[START Recorded information]

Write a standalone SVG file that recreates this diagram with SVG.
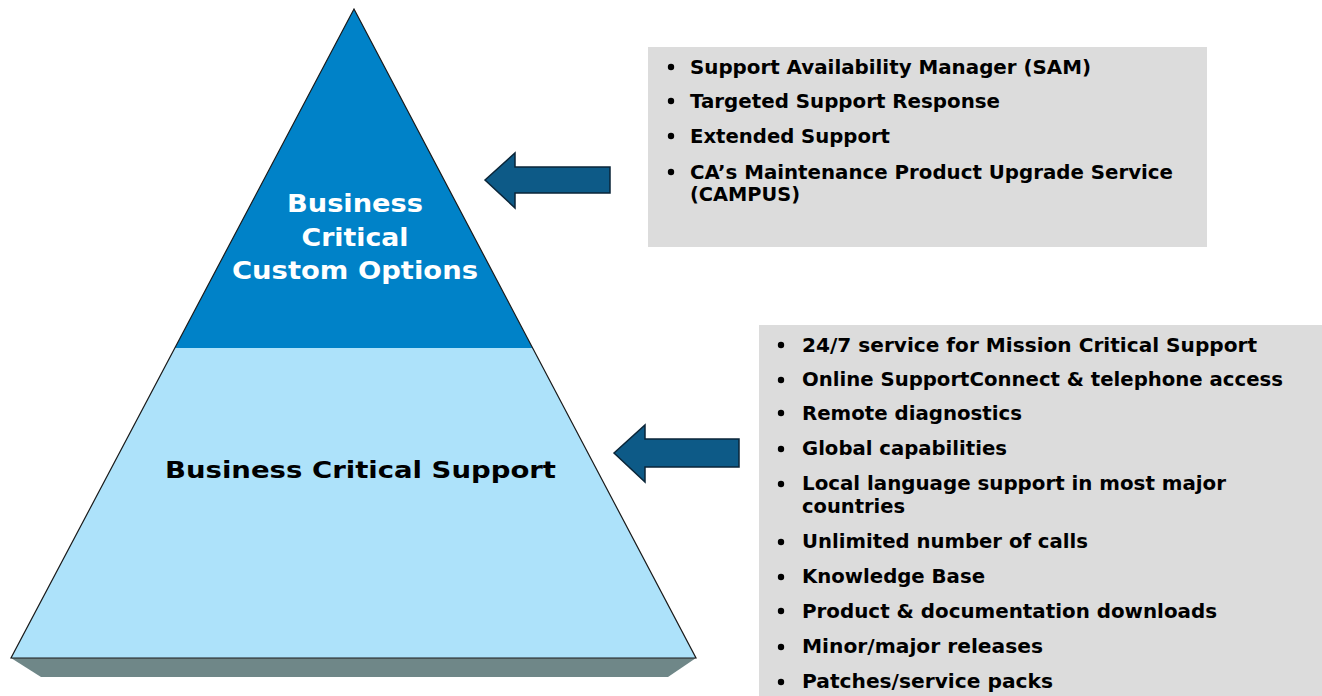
<svg xmlns="http://www.w3.org/2000/svg" width="1322" height="696" viewBox="0 0 1322 696">
<style>
.t{font-family:"DejaVu Sans","Verdana","Liberation Sans",sans-serif;font-weight:bold;}
.box{fill:#dcdcdc;}
.li{font-size:20px;fill:#000;}
.bul{fill:#000;}
.arrow{fill:#0d5a87;stroke:#0a2538;stroke-width:1.5;stroke-linejoin:miter;}
</style>
<rect width="1322" height="696" fill="#ffffff"/>
<g id="pyramid">
  <polygon points="11,658 696,658 668,677 41,677" fill="#6f8788"/>
  <polygon points="354,9 696,658 11,658" fill="#ade2fa"/>
  <polygon points="354,9 532.5,348 175,348" fill="#0082c8"/>
  <polygon points="354,9 696,658 11,658" fill="none" stroke="#1a1a1a" stroke-width="1.2" stroke-linejoin="miter"/>
</g>
<g id="top-tier">
  <text class="t" x="355" y="212" font-size="25" fill="#ffffff" text-anchor="middle" textLength="136" lengthAdjust="spacingAndGlyphs">Business</text>
  <text class="t" x="355" y="246" font-size="25" fill="#ffffff" text-anchor="middle" textLength="107" lengthAdjust="spacingAndGlyphs">Critical</text>
  <text class="t" x="355" y="279" font-size="25" fill="#ffffff" text-anchor="middle" textLength="246" lengthAdjust="spacingAndGlyphs">Custom Options</text>
</g>
<g id="base-tier">
  <text class="t" x="165" y="478" font-size="23" fill="#000000" textLength="391" lengthAdjust="spacingAndGlyphs">Business Critical Support</text>
</g>
<g id="connectors">
  <polygon class="arrow" points="485,180 515,153 515,167 610,167 610,193 515,193 515,208"/>
  <polygon class="arrow" points="614,453 645,425 645,439 739,439 739,467 645,467 645,482"/>
</g>
<g id="custom-options-list">
  <rect class="box" x="648" y="47" width="559" height="200"/>
  <g class="bul">
    <circle cx="671" cy="67" r="3.2"/>
    <circle cx="671" cy="101" r="3.2"/>
    <circle cx="671" cy="136" r="3.2"/>
    <circle cx="671" cy="172" r="3.2"/>
  </g>
  <text class="t li" x="690" y="74" textLength="401" lengthAdjust="spacingAndGlyphs">Support Availability Manager (SAM)</text>
  <text class="t li" x="690" y="108" textLength="310" lengthAdjust="spacingAndGlyphs">Targeted Support Response</text>
  <text class="t li" x="690" y="143" textLength="200" lengthAdjust="spacingAndGlyphs">Extended Support</text>
  <text class="t li" x="690" y="179" textLength="483" lengthAdjust="spacingAndGlyphs">CA’s Maintenance Product Upgrade Service</text>
  <text class="t li" x="690" y="201" textLength="110" lengthAdjust="spacingAndGlyphs">(CAMPUS)</text>
</g>
<g id="support-list">
  <rect class="box" x="759" y="325" width="563" height="371"/>
  <g class="bul">
    <circle cx="781" cy="345" r="3.2"/>
    <circle cx="781" cy="380" r="3.2"/>
    <circle cx="781" cy="413" r="3.2"/>
    <circle cx="781" cy="449" r="3.2"/>
    <circle cx="781" cy="484" r="3.2"/>
    <circle cx="781" cy="542" r="3.2"/>
    <circle cx="781" cy="577" r="3.2"/>
    <circle cx="781" cy="611" r="3.2"/>
    <circle cx="781" cy="647" r="3.2"/>
    <circle cx="781" cy="682" r="3.2"/>
  </g>
  <text class="t li" x="802" y="352" textLength="455" lengthAdjust="spacingAndGlyphs">24/7 service for Mission Critical Support</text>
  <text class="t li" x="802" y="386" textLength="481" lengthAdjust="spacingAndGlyphs">Online SupportConnect &amp; telephone access</text>
  <text class="t li" x="802" y="420" textLength="220" lengthAdjust="spacingAndGlyphs">Remote diagnostics</text>
  <text class="t li" x="802" y="455" textLength="205" lengthAdjust="spacingAndGlyphs">Global capabilities</text>
  <text class="t li" x="802" y="490" textLength="424" lengthAdjust="spacingAndGlyphs">Local language support in most major</text>
  <text class="t li" x="802" y="513" textLength="103" lengthAdjust="spacingAndGlyphs">countries</text>
  <text class="t li" x="802" y="548" textLength="286" lengthAdjust="spacingAndGlyphs">Unlimited number of calls</text>
  <text class="t li" x="802" y="583" textLength="183" lengthAdjust="spacingAndGlyphs">Knowledge Base</text>
  <text class="t li" x="802" y="618" textLength="415" lengthAdjust="spacingAndGlyphs">Product &amp; documentation downloads</text>
  <text class="t li" x="802" y="653" textLength="241" lengthAdjust="spacingAndGlyphs">Minor/major releases</text>
  <text class="t li" x="802" y="688" textLength="251" lengthAdjust="spacingAndGlyphs">Patches/service packs</text>
</g>
</svg>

[END Recorded information]

Exercise details
Copy the listing word for word, excluding its pictures.

Task answer
Write a standalone SVG file that recreates this diagram with SVG.
<svg xmlns="http://www.w3.org/2000/svg" width="1322" height="696" viewBox="0 0 1322 696">
<style>
.t{font-family:"DejaVu Sans","Verdana","Liberation Sans",sans-serif;font-weight:bold;}
.box{fill:#dcdcdc;}
.li{font-size:20px;fill:#000;}
.bul{fill:#000;}
.arrow{fill:#0d5a87;stroke:#0a2538;stroke-width:1.5;stroke-linejoin:miter;}
</style>
<rect width="1322" height="696" fill="#ffffff"/>
<g id="pyramid">
  <polygon points="11,658 696,658 668,677 41,677" fill="#6f8788"/>
  <polygon points="354,9 696,658 11,658" fill="#ade2fa"/>
  <polygon points="354,9 532.5,348 175,348" fill="#0082c8"/>
  <polygon points="354,9 696,658 11,658" fill="none" stroke="#1a1a1a" stroke-width="1.2" stroke-linejoin="miter"/>
</g>
<g id="top-tier">
  <text class="t" x="355" y="212" font-size="25" fill="#ffffff" text-anchor="middle" textLength="136" lengthAdjust="spacingAndGlyphs">Business</text>
  <text class="t" x="355" y="246" font-size="25" fill="#ffffff" text-anchor="middle" textLength="107" lengthAdjust="spacingAndGlyphs">Critical</text>
  <text class="t" x="355" y="279" font-size="25" fill="#ffffff" text-anchor="middle" textLength="246" lengthAdjust="spacingAndGlyphs">Custom Options</text>
</g>
<g id="base-tier">
  <text class="t" x="165" y="478" font-size="23" fill="#000000" textLength="391" lengthAdjust="spacingAndGlyphs">Business Critical Support</text>
</g>
<g id="connectors">
  <polygon class="arrow" points="485,180 515,153 515,167 610,167 610,193 515,193 515,208"/>
  <polygon class="arrow" points="614,453 645,425 645,439 739,439 739,467 645,467 645,482"/>
</g>
<g id="custom-options-list">
  <rect class="box" x="648" y="47" width="559" height="200"/>
  <g class="bul">
    <circle cx="671" cy="67" r="3.2"/>
    <circle cx="671" cy="101" r="3.2"/>
    <circle cx="671" cy="136" r="3.2"/>
    <circle cx="671" cy="172" r="3.2"/>
  </g>
  <text class="t li" x="690" y="74" textLength="401" lengthAdjust="spacingAndGlyphs">Support Availability Manager (SAM)</text>
  <text class="t li" x="690" y="108" textLength="310" lengthAdjust="spacingAndGlyphs">Targeted Support Response</text>
  <text class="t li" x="690" y="143" textLength="200" lengthAdjust="spacingAndGlyphs">Extended Support</text>
  <text class="t li" x="690" y="179" textLength="483" lengthAdjust="spacingAndGlyphs">CA’s Maintenance Product Upgrade Service</text>
  <text class="t li" x="690" y="201" textLength="110" lengthAdjust="spacingAndGlyphs">(CAMPUS)</text>
</g>
<g id="support-list">
  <rect class="box" x="759" y="325" width="563" height="371"/>
  <g class="bul">
    <circle cx="781" cy="345" r="3.2"/>
    <circle cx="781" cy="380" r="3.2"/>
    <circle cx="781" cy="413" r="3.2"/>
    <circle cx="781" cy="449" r="3.2"/>
    <circle cx="781" cy="484" r="3.2"/>
    <circle cx="781" cy="542" r="3.2"/>
    <circle cx="781" cy="577" r="3.2"/>
    <circle cx="781" cy="611" r="3.2"/>
    <circle cx="781" cy="647" r="3.2"/>
    <circle cx="781" cy="682" r="3.2"/>
  </g>
  <text class="t li" x="802" y="352" textLength="455" lengthAdjust="spacingAndGlyphs">24/7 service for Mission Critical Support</text>
  <text class="t li" x="802" y="386" textLength="481" lengthAdjust="spacingAndGlyphs">Online SupportConnect &amp; telephone access</text>
  <text class="t li" x="802" y="420" textLength="220" lengthAdjust="spacingAndGlyphs">Remote diagnostics</text>
  <text class="t li" x="802" y="455" textLength="205" lengthAdjust="spacingAndGlyphs">Global capabilities</text>
  <text class="t li" x="802" y="490" textLength="424" lengthAdjust="spacingAndGlyphs">Local language support in most major</text>
  <text class="t li" x="802" y="513" textLength="103" lengthAdjust="spacingAndGlyphs">countries</text>
  <text class="t li" x="802" y="548" textLength="286" lengthAdjust="spacingAndGlyphs">Unlimited number of calls</text>
  <text class="t li" x="802" y="583" textLength="183" lengthAdjust="spacingAndGlyphs">Knowledge Base</text>
  <text class="t li" x="802" y="618" textLength="415" lengthAdjust="spacingAndGlyphs">Product &amp; documentation downloads</text>
  <text class="t li" x="802" y="653" textLength="241" lengthAdjust="spacingAndGlyphs">Minor/major releases</text>
  <text class="t li" x="802" y="688" textLength="251" lengthAdjust="spacingAndGlyphs">Patches/service packs</text>
</g>
</svg>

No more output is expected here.